Monday, October 17, 2011

Oh how He loves us

Looking back 29 years ago this week, after I stalked a girl in a friends yearbook (this is what the kids say anyway), I called my future wife to be for the first time to ask her out.

It all happened something like this.  Yes, I did see Regina's picture in his yearbook while at his house.  He was on the phone with his girlfriend and I was consuming a beverage.  I asked if he knew her, he said yes, I said get me her phone number, I want to ask her out.  It took it took my friend weeks of  asking and asking for her phone number before he finally produced it, maybe it was because I told him he would be sweeping nails and screws up for the next ten weeks if he didn't.  We were working at Sutherland's Lumber Company and I was being groomed to into management training and Jay would be too someday, maybe, if he could graduate.  I was still new to the area didn't know lots of people, because we had just moved to Texas only four months ago.  Most of the people I was meeting at the appetiser bar during "Happy Hour", usually not marriage material, 'mind you this was BC.  So, once I got the phone number, I now have to get the nerve up to call her, I pick up the phone several times and just can't dial.  But, finally God must have nudged my fingers to make that call.  I had arranged for Jay and his girlfriend to come on a double date with us on the 29th of October, but I couldn't wait that long I asked for to get something to eat after the Conroe vs. McCullough (The Woodlands High now).  She was in the band, first flute but she played the piccolo for marching band.  I had the advantage because she didn't know what I looked like, lucky for me.  I saw her, and will never forget how when she smiled her eyes would light up and you couldn't turn away they just drew you in, much like I imagine know that Jesus' eyes would draw people to Him.  Regina was saved, I could see in her eyes the love that only Jesus gives.  I was exposed and wanting, but unwilling to surrender.  I know 29 years ago as I just sat and starred at her as she talked she thought I was a freak.  That's right October 22, 1982, sitting in the JoJo's Restaurant on I-45 and FM1960, was our first date. 

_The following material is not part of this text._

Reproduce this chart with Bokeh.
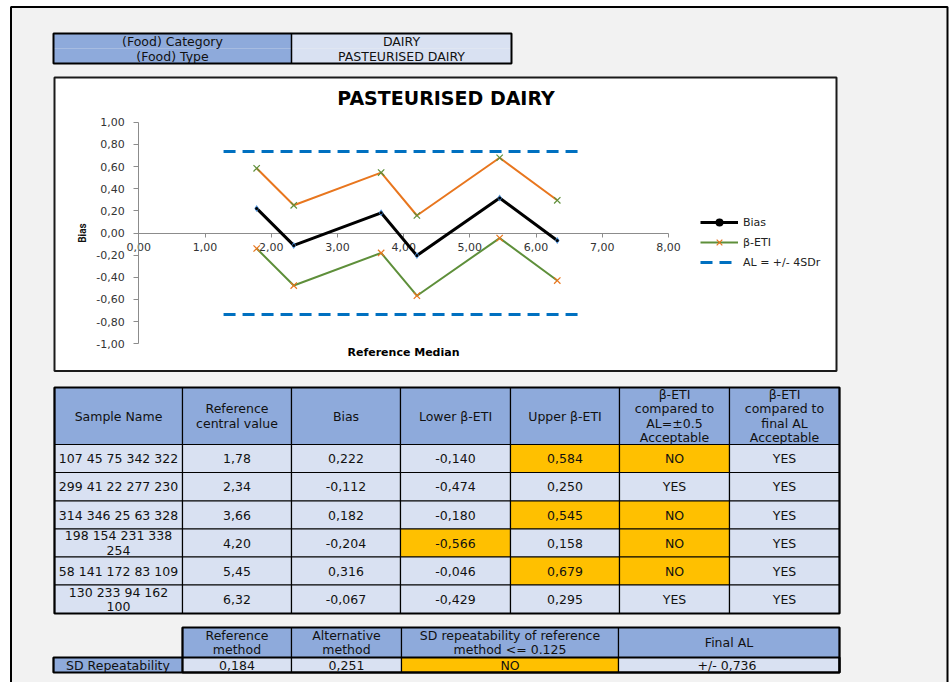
from bokeh.plotting import figure
from bokeh.models import (ColumnDataSource, Range1d, LinearAxis, FixedTicker,
                          CustomJSTickFormatter, Legend, LegendItem, Label)
from bokeh.core.properties import value
from bokeh.embed import file_html
from bokeh.resources import INLINE

# ---------------- data ----------------
info_labels = ["(Food) Category", "(Food) Type"]
info_values = ["DAIRY", "PASTEURISED DAIRY"]

chart_title = "PASTEURISED DAIRY"
x_label = "Reference Median"
y_label = "Bias"
ref_median = [1.78, 2.34, 3.66, 4.20, 5.45, 6.32]
bias = [0.222, -0.112, 0.182, -0.204, 0.316, -0.067]
lower_eti = [-0.140, -0.474, -0.180, -0.566, -0.046, -0.429]
upper_eti = [0.584, 0.250, 0.545, 0.158, 0.679, 0.295]
al_limit = 0.736
al_x = [1.28, 6.67]
x_ticks = [0, 1, 2, 3, 4, 5, 6, 7, 8]
y_ticks = [-1.0, -0.8, -0.6, -0.4, -0.2, 0.0, 0.2, 0.4, 0.6, 0.8, 1.0]

sample_names = ["107 45 75 342 322", "299 41 22 277 230", "314 346 25 63 328",
                "198 154 231 338\n254", "58 141 172 83 109", "130 233 94 162\n100"]
al05_ok = ["NO", "YES", "NO", "NO", "NO", "YES"]
final_al_ok = ["YES", "YES", "YES", "YES", "YES", "YES"]
table_headers = ["Sample Name", "Reference\ncentral value", "Bias", "Lower β-ETI",
                 "Upper β-ETI", "β-ETI\ncompared to\nAL=±0.5\nAcceptable",
                 "β-ETI\ncompared to\nfinal AL\nAcceptable"]

sd_headers = ["Reference\nmethod", "Alternative\nmethod",
              "SD repeatability of reference\nmethod <= 0.125", "Final AL"]
sd_row_label = "SD Repeatability"
sd_reference = 0.184
sd_alternative = 0.251
sd_check = "NO"
final_al_text = "+/-  0,736"

# ---------------- style / layout (page pixels) ----------------
PAGE_BG = "#f2f2f2"
HEAD_BG = "#8eaadb"
CELL_BG = "#d9e1f2"
HILITE = "#ffc000"
ORANGE = "#e8761e"
GREEN = "#5e8f3a"
AL_BLUE = "#0070c0"
FONT = "DejaVu Sans"
TXT = "12.5px"
LH = 0.94
W, H = 952, 682
PG_L, PG_R, PG_T = 10.5, 947, 6.5          # outer page frame
EXT = 4

# where the data values 0 / 8 (x) and 1 / -1 (y) of the chart fall on the page
PX_X0, PX_X8 = 138.3, 668.0
PX_Y1, PX_YM1 = 121.7, 343.3
kx = (PX_X8 - PX_X0) / 8.0
ky = (PX_YM1 - PX_Y1) / 2.0


def ux(px):
    return (px - PX_X0) / kx


def uy(py):
    return 1.0 - (py - PX_Y1) / ky


def comma(v, d):
    return f"{v:.{d}f}".replace(".", ",")


p = figure(width=W, height=H, x_range=Range1d(ux(0), ux(W)), y_range=Range1d(uy(H), uy(0)),
           x_axis_type=None, y_axis_type=None, toolbar_location=None,
           output_backend="svg", min_border=0)
p.outline_line_color = None
p.background_fill_color = "white"
p.border_fill_color = "white"

# grey sheet with black frame (open at the bottom)
p.quad(left=[ux(PG_L)], right=[ux(PG_R)], top=[uy(PG_T)], bottom=[uy(H + EXT)],
       fill_color=PAGE_BG, line_color=None)
p.multi_line(xs=[[ux(PG_L), ux(PG_L), ux(PG_R), ux(PG_R)]],
             ys=[[uy(H + EXT), uy(PG_T), uy(PG_T), uy(H + EXT)]],
             line_color="black", line_width=2)


def draw_cells(l, r, t, b, fills, texts, line_color="black"):
    src = ColumnDataSource(dict(l=[ux(v) for v in l], r=[ux(v) for v in r],
                                t=[uy(v) for v in t], b=[uy(v) for v in b],
                                fill=fills, text=texts,
                                cx=[ux((a + c) / 2) for a, c in zip(l, r)],
                                cy=[uy((a + c) / 2) for a, c in zip(t, b)]))
    p.quad(left="l", right="r", top="t", bottom="b", fill_color="fill",
           line_color=line_color, line_width=1.2, source=src)
    p.text(x="cx", y="cy", text="text", text_align="center", text_baseline="middle",
           text_font=value(FONT), text_font_size=TXT, text_line_height=LH,
           text_color="#111111", source=src)


def frame_box(l, r, t, b, lw=2.2):
    p.quad(left=[ux(l)], right=[ux(r)], top=[uy(t)], bottom=[uy(b)],
           fill_color=None, line_color="black", line_width=lw)


# ---------------- info table ----------------
h_cols = [53, 291, 511]
h_rows = [33, 48, 63]
l, r, t, b, f, tx = [], [], [], [], [], []
for i in range(2):
    l += [h_cols[0], h_cols[1]]
    r += [h_cols[1], h_cols[2]]
    t += [h_rows[i]] * 2
    b += [h_rows[i + 1]] * 2
    f += [HEAD_BG, CELL_BG]
    tx += [info_labels[i], info_values[i]]
draw_cells(l, r, t, b, f, tx, line_color=None)
p.segment(x0=[ux(h_cols[1])], x1=[ux(h_cols[1])], y0=[uy(h_rows[0])], y1=[uy(h_rows[2])],
          line_color="black", line_width=1.5)
frame_box(h_cols[0], h_cols[2], h_rows[0], h_rows[2], 2)

# ---------------- chart ----------------
p.quad(left=[ux(54)], right=[ux(836)], top=[uy(77)], bottom=[uy(370.5)],
       fill_color="white", line_color="#1a1a1a", line_width=2)

fmt_js = "return tick.toFixed(2).replace('.', ',');"
yax = LinearAxis(fixed_location=0, bounds=(-1, 1), ticker=FixedTicker(ticks=y_ticks),
                 formatter=CustomJSTickFormatter(code=fmt_js))
xax = LinearAxis(fixed_location=0, bounds=(0, 8), ticker=FixedTicker(ticks=x_ticks),
                 formatter=CustomJSTickFormatter(code=fmt_js))
for ax in (yax, xax):
    ax.axis_line_color = "#8c8c8c"
    ax.major_tick_line_color = "#8c8c8c"
    ax.major_tick_in = 0
    ax.minor_tick_line_color = None
    ax.major_label_text_font = FONT
    ax.major_label_text_font_size = "11px"
    ax.major_label_text_color = "#333333"
yax.major_tick_out = 5
yax.major_label_standoff = 9
yax.axis_label = y_label
yax.axis_label_text_font = "Roboto"
yax.axis_label_text_font_style = "bold"
yax.axis_label_text_font_size = "10px"
yax.axis_label_text_color = "#111111"
yax.axis_label_standoff = 5
xax.major_tick_out = 4
xax.major_label_standoff = 6
p.add_layout(yax, "left")
p.add_layout(xax, "below")

src = ColumnDataSource(dict(x=ref_median, bias=bias, lo=lower_eti, up=upper_eti))
al_src = ColumnDataSource(dict(x=al_x, top=[al_limit] * len(al_x),
                               bot=[-al_limit] * len(al_x)))

LV = "annotation"
al_up = p.line("x", "top", source=al_src, line_color=AL_BLUE, line_width=3,
               line_dash="12 7", level=LV)
al_lo = p.line("x", "bot", source=al_src, line_color=AL_BLUE, line_width=3,
               line_dash="12 7", level=LV)
up_line = p.line("x", "up", source=src, line_color=ORANGE, line_width=2, level=LV)
up_mk = p.scatter("x", "up", source=src, marker="x", size=9, line_color=GREEN,
                  line_width=1.2, level=LV)
lo_line = p.line("x", "lo", source=src, line_color=GREEN, line_width=2, level=LV)
lo_mk = p.scatter("x", "lo", source=src, marker="x", size=9, line_color=ORANGE,
                  line_width=1.2, level=LV)
b_line = p.line("x", "bias", source=src, line_color="black", line_width=3, level=LV)
b_mk1 = p.scatter("x", "bias", source=src, marker="diamond", size=7,
                  fill_color="#4a8fd8", line_color=None, level=LV)
b_mk2 = p.scatter("x", "bias", source=src, marker="circle", size=3,
                  fill_color="black", line_color=None, level=LV)

legend = Legend(items=[LegendItem(label="Bias", renderers=[b_line, b_mk1, b_mk2]),
                       LegendItem(label="β-ETI", renderers=[lo_line, lo_mk]),
                       LegendItem(label="AL = +/- 4SDr", renderers=[al_up])],
                location=(700, H - 272),
                glyph_width=38, glyph_height=20, label_height=20,
                spacing=0, padding=0, margin=0, border_line_color=None,
                background_fill_alpha=0, label_text_font=FONT,
                label_text_font_size="11px", label_standoff=5,
                label_text_color="#222222")
p.add_layout(legend)

p.add_layout(Label(x=ux(445.5), y=uy(97), text=chart_title,
                   text_align="center", text_baseline="middle", text_font=FONT,
                   text_font_style="bold", text_font_size="19px", text_color="black"))
p.add_layout(Label(x=ux(403), y=uy(352), text=x_label,
                   text_align="center", text_baseline="middle",
                   text_font=FONT, text_font_style="bold", text_font_size="11px",
                   text_color="black"))

# ---------------- results table ----------------
col_e = [54, 182, 291, 400, 510, 619, 729, 839]
row_e = [387, 444, 472, 500.5, 528.5, 556.5, 584.5, 613]

l, r, t, b, f, tx = [], [], [], [], [], []
for j, h in enumerate(table_headers):
    l.append(col_e[j]); r.append(col_e[j + 1]); t.append(row_e[0]); b.append(row_e[1])
    f.append(HEAD_BG); tx.append(h)
for i in range(len(sample_names)):
    vals = [sample_names[i], comma(ref_median[i], 2), comma(bias[i], 3),
            comma(lower_eti[i], 3), comma(upper_eti[i], 3), al05_ok[i], final_al_ok[i]]
    fills = [CELL_BG, CELL_BG, CELL_BG,
             HILITE if abs(lower_eti[i]) > 0.5 else CELL_BG,
             HILITE if abs(upper_eti[i]) > 0.5 else CELL_BG,
             HILITE if al05_ok[i] == "NO" else CELL_BG,
             HILITE if final_al_ok[i] == "NO" else CELL_BG]
    for j in range(7):
        l.append(col_e[j]); r.append(col_e[j + 1]); t.append(row_e[i + 1]); b.append(row_e[i + 2])
        f.append(fills[j]); tx.append(vals[j])
draw_cells(l, r, t, b, f, tx)
frame_box(col_e[0], col_e[-1], row_e[0], row_e[-1])

# ---------------- SD repeatability table ----------------
sc = [53, 182, 291, 401, 618, 839]
sr = [627, 657, 672]
l, r, t, b, f, tx = [], [], [], [], [], []
for j, h in enumerate(sd_headers):
    l.append(sc[j + 1]); r.append(sc[j + 2]); t.append(sr[0]); b.append(sr[1])
    f.append(HEAD_BG); tx.append(h)
row_vals = [sd_row_label, comma(sd_reference, 3), comma(sd_alternative, 3), sd_check,
            final_al_text]
row_fill = [HEAD_BG, CELL_BG, CELL_BG, HILITE if sd_check == "NO" else CELL_BG, CELL_BG]
for j in range(5):
    l.append(sc[j]); r.append(sc[j + 1]); t.append(sr[1]); b.append(sr[2])
    f.append(row_fill[j]); tx.append(row_vals[j])
draw_cells(l, r, t, b, f, tx)
frame_box(sc[1], sc[-1], sr[0], sr[2])
frame_box(sc[0], sc[-1], sr[1], sr[2])

open("out.html", "w").write(file_html(p, INLINE))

Today, I see the plan that God put in place and I wonder why would He might let it end?  Why does He need her so bad and leave my heart breaking?  Why am I to be left to raise the kids without the very person that, because our love we were blessed with them?  And then I remember God's promises, though they sound unbelievable to some, they are a stumbling block for many, and they are counter cultural to the rest of the world.  "That He is God and I am not"  Yes, I would miss here if ..., but if God chooses to have her, than He can because she belongs to Him.  I am thankful for the woman she has become, a true reflection of Christ: Never has she met a stranger, never has she not had the time to listen to your pains, never has she been unwilling to help.  No, not perfect, by any means, she can  find just the  right buttons to push to get me in an uproar, but we will always make-up before we go to sleep.  Our relationship is different to most but it is her constant prod that has helped grow me into me. Christ has done and continues to do such great work in our lives.  I look forward to the minutes, days maybe even years that I have to serve Him with Regina by my side. 

Wrapping up for now just wanted you to know this journey started some 40+ years ago when God formed us in each of our mothers wombs, that he would orchestrate or meeting, our lives and yes even our departure.  Regina has been doing very well these past few days with lots of visitors.  She is still fighting to live as many days as she can and I pray that God gives here enough good ones to have meaningful conversations with her kids and yes even me.  I LOVE HER so much, and would trade and take this from her, but it is not my place, but I will serve her as Christ commands in his word whatever her need.

God Bless

1 comment:

  1. Loved the story on how you guys met and continuing to pray for God's peace and love to be poured out on you guys and the kids!